I had wondered how the—shall we say—logistics of going in a cup would be accomplished. I assumed, as I sat and waited, that there would be some sort of Teutonic pedestal in the toilet (or something) to hold the cup while you did your business.
Every now and again, someone would get up and disappear. I had the idea that we all ought to be cheering one another on, but we were, after all, all uptight WASPy people, and no one said much.
When it came my turn, I got up and went into a free stall. There was nothing there but a toilet, a sink, a peely tile floor and a stack of cups like you get soup in at the deli, caps for the cups, and a grease pencil to write your name.
It took me a while to work out how to hold said cup in the right place and not also soil myself.
The drill went like this: You went in the cup, marked your name on it, then took it back to the lab. A rather unpleasant woman in white who wore rubber gloves and a surgical mask took it from you, then opened it up and inspected it. She looked at my first attempt and shook her head. Mostly blood. I’ll need another.
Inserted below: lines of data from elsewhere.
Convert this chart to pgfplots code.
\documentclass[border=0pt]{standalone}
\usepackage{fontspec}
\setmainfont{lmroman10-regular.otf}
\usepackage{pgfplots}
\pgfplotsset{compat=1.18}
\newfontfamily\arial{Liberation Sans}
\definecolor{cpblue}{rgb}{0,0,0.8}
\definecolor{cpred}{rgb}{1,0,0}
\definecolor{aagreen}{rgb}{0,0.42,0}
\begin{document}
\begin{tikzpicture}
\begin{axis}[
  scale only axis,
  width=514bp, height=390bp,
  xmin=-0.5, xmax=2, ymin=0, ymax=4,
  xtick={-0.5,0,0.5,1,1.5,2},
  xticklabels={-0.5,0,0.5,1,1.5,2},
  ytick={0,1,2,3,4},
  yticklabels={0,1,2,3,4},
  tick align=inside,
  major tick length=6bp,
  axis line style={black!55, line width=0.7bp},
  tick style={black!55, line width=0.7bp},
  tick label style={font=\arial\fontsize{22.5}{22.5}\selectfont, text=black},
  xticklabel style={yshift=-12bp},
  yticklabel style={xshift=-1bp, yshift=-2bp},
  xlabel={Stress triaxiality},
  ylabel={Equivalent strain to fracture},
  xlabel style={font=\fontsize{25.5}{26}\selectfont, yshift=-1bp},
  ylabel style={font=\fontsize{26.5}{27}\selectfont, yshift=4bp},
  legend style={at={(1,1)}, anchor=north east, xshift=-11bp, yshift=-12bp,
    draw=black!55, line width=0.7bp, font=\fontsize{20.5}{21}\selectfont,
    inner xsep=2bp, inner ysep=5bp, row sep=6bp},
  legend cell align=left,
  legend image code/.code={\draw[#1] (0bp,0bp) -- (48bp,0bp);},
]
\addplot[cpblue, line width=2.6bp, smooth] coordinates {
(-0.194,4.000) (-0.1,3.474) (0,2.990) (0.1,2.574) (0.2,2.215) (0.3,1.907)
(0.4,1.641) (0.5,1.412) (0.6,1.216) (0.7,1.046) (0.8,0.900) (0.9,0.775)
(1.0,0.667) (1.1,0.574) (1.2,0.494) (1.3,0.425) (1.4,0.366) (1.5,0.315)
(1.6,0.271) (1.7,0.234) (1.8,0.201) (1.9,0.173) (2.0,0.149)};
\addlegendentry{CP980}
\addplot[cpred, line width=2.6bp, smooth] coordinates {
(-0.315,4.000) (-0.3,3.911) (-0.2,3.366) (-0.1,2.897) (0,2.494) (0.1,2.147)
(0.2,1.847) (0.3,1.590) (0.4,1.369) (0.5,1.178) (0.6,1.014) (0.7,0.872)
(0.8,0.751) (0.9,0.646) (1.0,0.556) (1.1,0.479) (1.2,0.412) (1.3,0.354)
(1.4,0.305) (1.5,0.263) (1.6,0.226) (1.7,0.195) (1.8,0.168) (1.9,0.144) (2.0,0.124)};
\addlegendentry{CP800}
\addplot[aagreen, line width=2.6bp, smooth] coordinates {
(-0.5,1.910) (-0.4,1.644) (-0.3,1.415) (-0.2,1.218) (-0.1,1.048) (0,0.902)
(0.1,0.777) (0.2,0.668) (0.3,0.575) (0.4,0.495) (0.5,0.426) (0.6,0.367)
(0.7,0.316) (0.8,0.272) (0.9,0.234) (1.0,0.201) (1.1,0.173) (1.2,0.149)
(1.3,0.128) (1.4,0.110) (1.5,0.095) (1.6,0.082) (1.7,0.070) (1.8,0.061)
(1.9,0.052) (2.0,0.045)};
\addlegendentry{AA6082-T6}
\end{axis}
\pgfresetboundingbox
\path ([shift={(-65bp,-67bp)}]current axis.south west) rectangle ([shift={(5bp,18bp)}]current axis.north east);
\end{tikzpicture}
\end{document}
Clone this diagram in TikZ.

Well, that sure was good news. I went back to my seat.
Now and again, one of us would meet her high standards and get to leave.
A good sample, she told me on my second or third trip, was mostly liquid.
And not blood.
Finally, I made the grade—and I wasn’t the last to leave. The woman at the desk gave me a tiny white tablet to counteract the magnesium citrate and wished me luck on the bus ride home.